Return
We have come too far from the land.
It is time to return home, back to our original mother.
The Earth is nudging us to pay attention to her cycles. To tend. To respect. We cannot ignore it.
The disconnection from the land was insidious, but today we are reminded of its deep impact as we watch the Pacific Northwest forests, animals and people burn — as we watched the Amazon burn — and as we continue to watch the devastation of our system’s flagrant disrespect for the land.
Our disconnection has become profound.
In these times, we see ourselves as separate from the land, believing ourselves to be owners of our Wild Mother. An othering of the land.
We see it in industrial capitalism, a system built on the valuation of money over respectful relationships with the land and her people; a system built on the oppression and enslavement of Black and Indigenous populations and people of color; a system built on the attempted eradication of those people who are from the land. An attempted erasure of Indigeneity.
Someone once said “the colonizer had to colonize themselves first.”
We also see this disconnection in the mythology of whiteness that has stripped even “white” people of their own Indigeneity. White does not refer to a race, a place of origin, or a unifying culture. ‘Indigenous,’ by definition means “originating or occurring naturally in a particular place; native.” Wherever our ancestors came from, we are all Indigenous to somewhere. This concept was originally shared with me by Jacqui Wilkins, an Indigenous Medicine Maker, and fellow Naturopathic Doctor.
If you walk your lineage back far enough, your people knew and venerated their connection to the land. While each culture’s practice was unique, there was a nearly-universal belief held that all things — animals, plants, rocks, rivers, weather systems, and even words — are alive. Personhood does not require a human-likeness. Even the word we use to describe this framework, animism, doesn’t exist in many cultures’ vocabularies. It is a western construct; further evidence of our separation.

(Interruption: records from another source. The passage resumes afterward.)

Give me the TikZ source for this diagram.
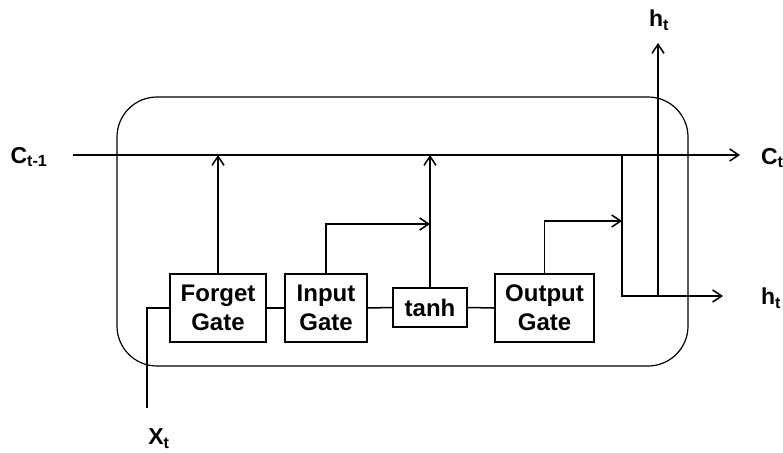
\documentclass[tikz,border=0pt]{standalone}
\usepackage{fontspec}
\setmainfont{Liberation Sans}
\usetikzlibrary{arrows.meta}

\begin{document}
\begin{tikzpicture}[x=1pt, y=-1pt, line width=1.5pt,
    arr/.style = {-{Straight Barb[length=9pt, width=12pt]}},
    gate/.style = {draw, align=center, inner sep=0pt,
      font=\fontsize{24}{29}\selectfont\bfseries},
    lbl/.style = {font=\fontsize{23}{26}\selectfont\bfseries}]
    \useasboundingbox (0,0) rectangle (783,452);

    % the cell
    \draw[line width=1.2pt, rounded corners=40pt] (117,97) rectangle (688,366);

    % gates
    \node[gate, minimum width=96pt, minimum height=68pt] (forget) at (218,308) {Forget\\Gate};
    \node[gate, minimum width=82pt, minimum height=68pt] (input) at (326,308) {Input\\Gate};
    \node[gate, minimum width=74pt, minimum height=39pt] (tanh) at (430,307.5) {tanh};
    \node[gate, minimum width=99pt, minimum height=68pt] (output) at (544.5,308) {Output\\Gate};

    \draw (forget.east) -- (input.west);
    \draw (input.east) -- (tanh.west);
    \draw (tanh.east) -- (output.west);

    % cell state line
    \coordinate (cin) at (73,155);
    \coordinate (cout) at (740,155);
    \draw[arr] (cin) -- (cout);
    \node[lbl] (cprev) at (29,157) {C\textsubscript{t-1}};
    \node[lbl, anchor=west] (cnext) at (757,158) {C\textsubscript{t}};

    % input x
    \coordinate (xin) at (147,408);
    \draw (xin) |- (forget.west);
    \node[lbl] (xlabel) at (159,439) {X\textsubscript{t}};

    % gates to the cell state
    \draw[arr] (forget.north) -- (forget.north |- cin);
    \coordinate (ijoin) at (430,224);
    \draw[arr] (input.north) |- (ijoin);
    \draw[arr] (tanh.north) -- (tanh.north |- cin);

    % output
    \coordinate (ojoin) at (622,221);
    \draw[arr] (output.north) |- (ojoin);
    \coordinate (split) at (622,155);
    \coordinate (hout) at (723,296);
    \draw[arr] (split) |- (hout);
    \node[lbl, anchor=west] (hright) at (757,298) {h\textsubscript{t}};
    \coordinate (hup) at (658,43);
    \draw[arr] (hup |- hout) -- (hup);
    \node[lbl] (htop) at (659,20) {h\textsubscript{t}};
\end{tikzpicture}
\end{document}
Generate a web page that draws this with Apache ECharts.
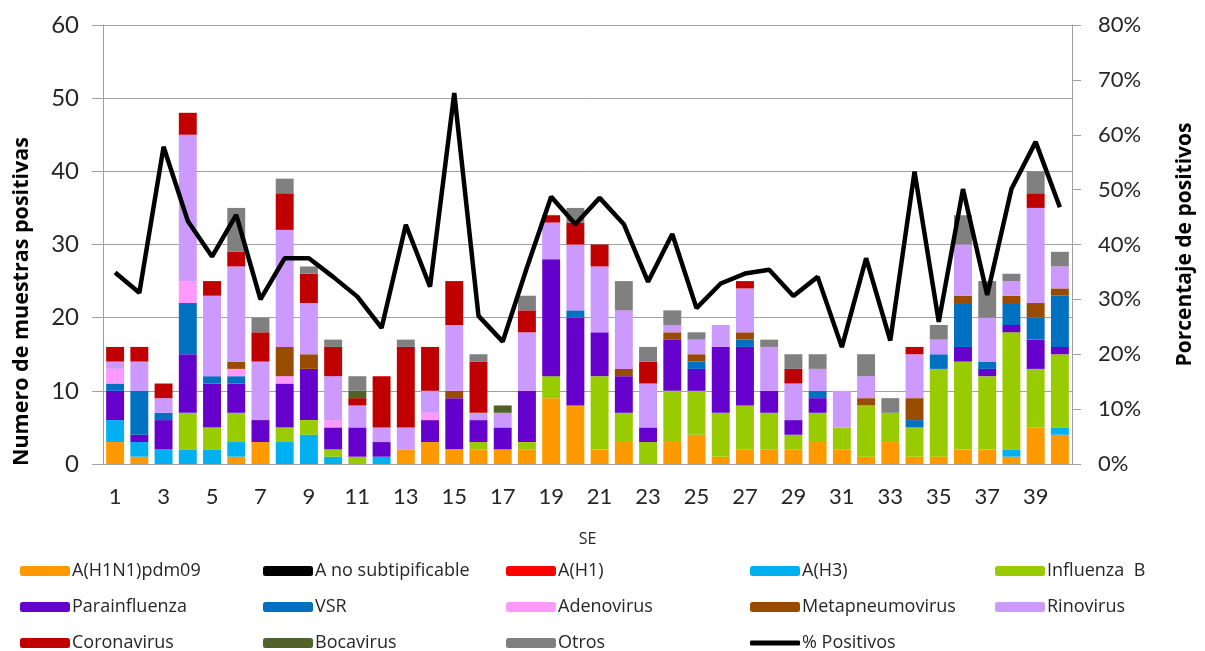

As a practicing naturopath and settler in the Pacific Northwest, I recognize the complexities that exist within connecting, or reconnecting, to the land. Non-appropriative connection is highlighted now, more than ever. I believe that as we learn about our ancestors and their traditions, we can reclaim our identity as extensions of the land through our own ancestral knowledge; this is powerful.
When I say we need to return to the land, it is a return to a state of mind. While not all of our ancestors may be from this land, it is imperative to remember that we are still from the land.
The return is also literal. Find a patch of earth, put your feet on the soil, place your hands on the trees, smell the forest after a deep rain, sit next to a body of water, pay attention to the perfection of the plants around you. Listen. To do this is to return home.
It is time. For all of our sakes.
Rachel Worth-Cappell is a Naturopathic Doctor and canoe guide based out of Victoria, BC. Her mission is to help people naturally return to their own rhythms by remembering their connection to the land.